Even if KCC now sought to find one of the four current mixed grammar schools in Kent to sponsor the annex there are problems over the distance criteria for oversubscribed schools that each operates, and more potential legal wrangles. 

To underline the problem, the DfE reply also states: “It is also clear from the Academies Act 2010 that the Secretary of State may not enter into academy arrangements that have the effect of establishing a new selective Academy school. As such the powers to expand an existing selective school may not be exercised if the consequence of so doing so is in effect to establish a new selective school. Whether what is being proposed is an expansion or is in effect the establishment of a new school will depend on the individual circumstances of each case”.

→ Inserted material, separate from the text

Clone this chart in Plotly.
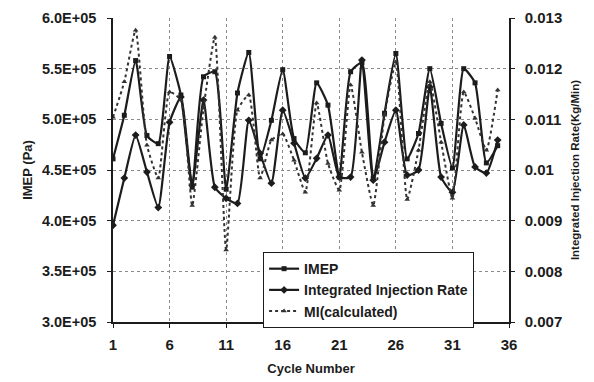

Paul Francis of the Kent Messenger reports that the KM attempted to see the legal advice obtained by KCC and comments: "But the argument is clearly finely balanced. KCC wanted to assure itself that its case was solid by engaging the services of a specialist education lawyer. It will not disclose the lawyer's advice. In response to a Freedom of Information request, it said the advice (which cost £6,150) was confidential and it was not in the public interest to release it. In doing so, however, it implicitly acknowledges the issue of legality is one over which there may be persuasive grounds on both sides. The reply to our request stated "it would not be in the public interest for privileged legal advice to be revealed to a party who can then use that advice to further his or her own case. Releasing the advice would mean making it available to opponents of the annex scheme - effectively using public money to fund both sides of a potential judicial review, referral to the Secretary of State or to the Schools Adjudicator.

Now, the original proposers of the parental petition that triggered the annex proposal appear to be preparing to jump ship, one being quoted in this week’s Kent on Saturday as saying: “If Michael Gove is going to say no, then tell us, at least then we can look at what to do next; probably start voting for UKIP who want more grammars”!